I'd probably have to say adaptive reuse projects. I'm from Flint and I've seen the abandonment that has come. Working in land banking for the last few years, including a short stint as acting executive director of the State Land Bank Authority, there were these large and small buildings that have been abandoned. When a community and development team come together to tackle these problem properties - and have the creativity to bring life back into a previously abandoned building and create a new opportunity…it’s just exciting to me.
Could you discuss the value of developing relationships at the local level?
Having partnerships is critical to getting the work done. We don't want to sit in Lansing and try to figure out what is necessary to solve the problems of the state that is as diverse as Calumet to Detroit - the challenges aren't the same – so you have to have local partnerships in place in order to really be effective.

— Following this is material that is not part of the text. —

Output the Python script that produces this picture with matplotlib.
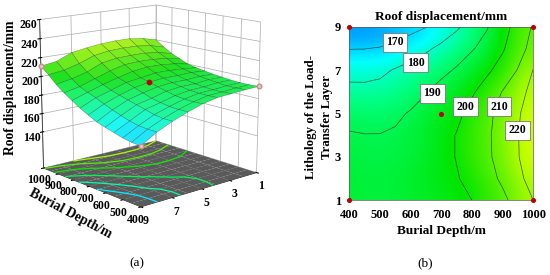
import numpy as np
import matplotlib
matplotlib.use("Agg")
import matplotlib.pyplot as plt
from matplotlib.colors import LinearSegmentedColormap, Normalize

plt.rcParams['font.family'] = ['Liberation Serif', 'DejaVu Serif']

depth = [400, 450, 500, 550, 600, 650, 700, 750, 800, 850, 900, 950, 1000]
lith = [1, 2, 3, 4, 5, 6, 7, 8, 9]
disp = [
    [193.0, 192.5, 192.5, 193.0, 194.0, 195.0, 196.5, 198.0, 200.0, 204.0, 208.0, 213.5, 220.0],
    [192.5, 192.0, 192.0, 193.0, 194.0, 195.5, 197.5, 199.3, 203.0, 207.0, 211.5, 217.5, 224.0],
    [191.5, 190.8, 190.8, 191.5, 192.5, 194.5, 197.0, 200.4, 204.5, 208.5, 213.5, 219.5, 226.0],
    [190.6, 190.2, 190.2, 191.0, 192.5, 194.5, 197.0, 200.4, 204.7, 208.8, 213.5, 219.7, 226.0],
    [187.5, 187.0, 187.3, 188.5, 190.7, 193.0, 195.7, 198.0, 202.8, 208.0, 213.0, 219.0, 225.0],
    [182.6, 182.5, 183.0, 184.5, 186.5, 189.6, 192.8, 196.0, 198.9, 204.0, 210.4, 216.5, 223.0],
    [176.8, 176.8, 178.0, 180.7, 183.0, 185.5, 188.0, 190.8, 194.5, 198.5, 203.5, 210.5, 220.3],
    [169.7, 169.8, 170.5, 172.5, 175.3, 178.5, 182.0, 186.0, 189.3, 193.0, 199.0, 206.0, 213.5],
    [160.0, 160.5, 162.0, 164.5, 167.0, 169.7, 174.0, 178.5, 184.0, 189.5, 196.0, 204.0, 211.0],
]
levels = [170, 180, 190, 200, 210, 220]
depth_ticks = [400, 500, 600, 700, 800, 900, 1000]
lith_ticks = [1, 3, 5, 7, 9]
z_ticks = [140, 160, 180, 200, 220, 240, 260]
label_x = [549, 617, 670, 778, 888, 949]
label_y = [8.28, 7.34, 5.93, 5.32, 5.32, 4.22]
design_x = [400, 400, 1000, 1000, 700]
design_y = [1, 9, 1, 9, 5]

X, Y = np.meshgrid(depth, lith)
Z = np.array(disp)
cmap = LinearSegmentedColormap.from_list(
    "de", [(0, (0, 0.45, 1)), (0.24, (0, 1, 1)), (0.42, (0, 1, 0.5)), (0.62, (0, 0.9, 0)), (1, (0.8, 1, 0))])
norm = Normalize(155, 226)
# the surface in (a) is a bit paler than the flat map in (b)
surf_colors = cmap(norm(Z))
surf_colors[..., :3] = surf_colors[..., :3] * 0.85 + 0.15 * 0.8

fig = plt.figure(figsize=(5.5, 2.75), dpi=100)

# (a) response surface
ax = fig.add_axes([-0.045, 0.165, 0.62, 0.94], projection='3d', computed_zorder=False)
ax.view_init(elev=13.5, azim=139)
ax.set_proj_type('persp', focal_length=0.7)
ax.set_box_aspect((1, 1, 1.0), zoom=1.0)
ax.set_xlim(400, 1000)
ax.set_ylim(1, 9)
ax.set_zlim(100, 260)
ax.set_xticks(depth_ticks)
ax.set_yticks(lith_ticks)
ax.set_zticks(z_ticks)
for a in (ax.xaxis, ax.yaxis, ax.zaxis):
    a.set_pane_color((1, 1, 1, 1))
    a._axinfo['grid'].update(color='#aaaaaa', linewidth=0.5)
    a.line.set_color('#333333')
    a.line.set_linewidth(0.6)
ax.zaxis.set_ticks_position('upper')
ax.tick_params(axis='z', labelsize=8.5, pad=-3)
ax.tick_params(axis='x', labelsize=8.5, pad=-4.5)
ax.tick_params(axis='y', labelsize=8.5, pad=-4)
for t in ax.get_xticklabels() + ax.get_yticklabels() + ax.get_zticklabels():
    t.set_fontweight('bold')

ax.plot_surface(X, Y, np.full_like(Z, 100.0), color='#5a5a5a', shade=False, linewidth=0, zorder=1)
ax.contour(X, Y, Z, levels=levels, zdir='z', offset=100, cmap=cmap, norm=norm, linewidths=0.9, zorder=2)
ax.plot_surface(X, Y, Z, facecolors=surf_colors, edgecolor=(0, 0, 0, 0.45), linewidth=0.3,
                shade=False, rstride=1, cstride=1, zorder=3)
ax.scatter([1000, 400, 400], [9, 9, 1], [Z[8, 12], Z[8, 0], Z[0, 0]], color='#f4c0c0', edgecolor='#c09090',
           s=11, depthshade=False, zorder=5)
ax.scatter([700], [5], [Z[4, 6]], color='#c00000', s=10, depthshade=False, zorder=5)

fig.text(11 / 550, 1 - 88 / 275, "Roof displacement/mm", rotation=90, ha='center', va='center',
         fontsize=9.8, fontweight='bold')
fig.text(70 / 550, 1 - 214 / 275, "Burial Depth/m", rotation=-28, ha='center', va='center',
         fontsize=9.8, fontweight='bold')
fig.text(137 / 550, 1 - 263 / 275, "(a)", ha='center', va='center', fontsize=9.5)

# (b) contour plot
ax2 = fig.add_axes([349.3 / 550, 1 - 200.3 / 275, 184 / 550, 173.6 / 275])
ax2.imshow(Z, origin='lower', extent=(400, 1000, 1, 9), aspect='auto', cmap=cmap, norm=norm,
           interpolation='bicubic')
ax2.contour(X, Y, Z, levels=levels, colors='#2a2a2a', linewidths=0.5, alpha=0.8)
for lv, lx, ly in zip(levels, label_x, label_y):
    ax2.text(lx, ly, str(lv), ha='center', va='center', fontsize=8.5, fontweight='bold',
             bbox=dict(fc='white', ec='#777777', lw=0.6, boxstyle='square,pad=0.3'))
ax2.scatter(design_x, design_y, color='#c00000', s=7, clip_on=False, zorder=5)
ax2.set_xticks(depth_ticks)
ax2.set_yticks(lith_ticks)
ax2.tick_params(axis='x', labelsize=9, length=0, pad=6)
ax2.tick_params(axis='y', labelsize=9, length=0, pad=6)
for t in ax2.get_xticklabels() + ax2.get_yticklabels():
    t.set_fontweight('bold')
for s in ax2.spines.values():
    s.set_linewidth(0.5)
    s.set_color('#555555')
ax2.set_title("Roof displacement/mm", fontsize=9.6, fontweight='bold', pad=5)
ax2.set_xlabel("Burial Depth/m", fontsize=9.5, fontweight='bold', labelpad=3)
ax2.set_ylabel("Lithology of the Load-\nTransfer Layer", fontsize=9.3, fontweight='bold', labelpad=1,
               linespacing=1.5, y=0.48)
fig.text(425 / 550, 1 - 263 / 275, "(b)", ha='center', va='center', fontsize=9.5)

fig.savefig("out.png", dpi=100)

What trends in community development can we expect to see more of across the state of Michigan?
Some of the innovative things that the MEDC has done recently around crowdsourcing is important. Communities are always struggling with not enough resources to help do this type of placemaking work. In terms of crowdsourcing, the MEDC has really catalyzed communities to invest in themselves with relatively small financial incentives. So, I think there is strong potential for that to continue to grow as we look to find new and creative sources for solving small problems.
In addition, there will be more talk and work around solving workforce housing related challenges across the state.
How do you work within communities that have such diverse needs from Detroit to Marquette in the Upper Peninsula?
The field staff are really important. Having boots on the ground so to speak is really important to making sure that we can continue to be responsive. Also, our technical assistance tools like Redevelopment Ready Communities and Main Street are really important resources for communities to have. I've certainly seen the need for technical assistance in the local community where I'm from, and I see how these tools set Michigan apart from other states.
What is something you discovered since you started in this role that either surprised you or made you feel even more confident about the work we’re doing here?
The one area that I wasn't aware of that fit within the community development team was the small business work that Suzanne Perreault is doing. Through partnerships we rehabilitate buildings. But in order for downtowns to thrive, small businesses have to move into them. There's so much entrepreneurial talent in the state - I've seen it. I’ve seen it in the community I grew up in and throughout the state. By creating programs like Match on Main, the MEDC gives people an opportunity to go to the next step in their work or their business ventures.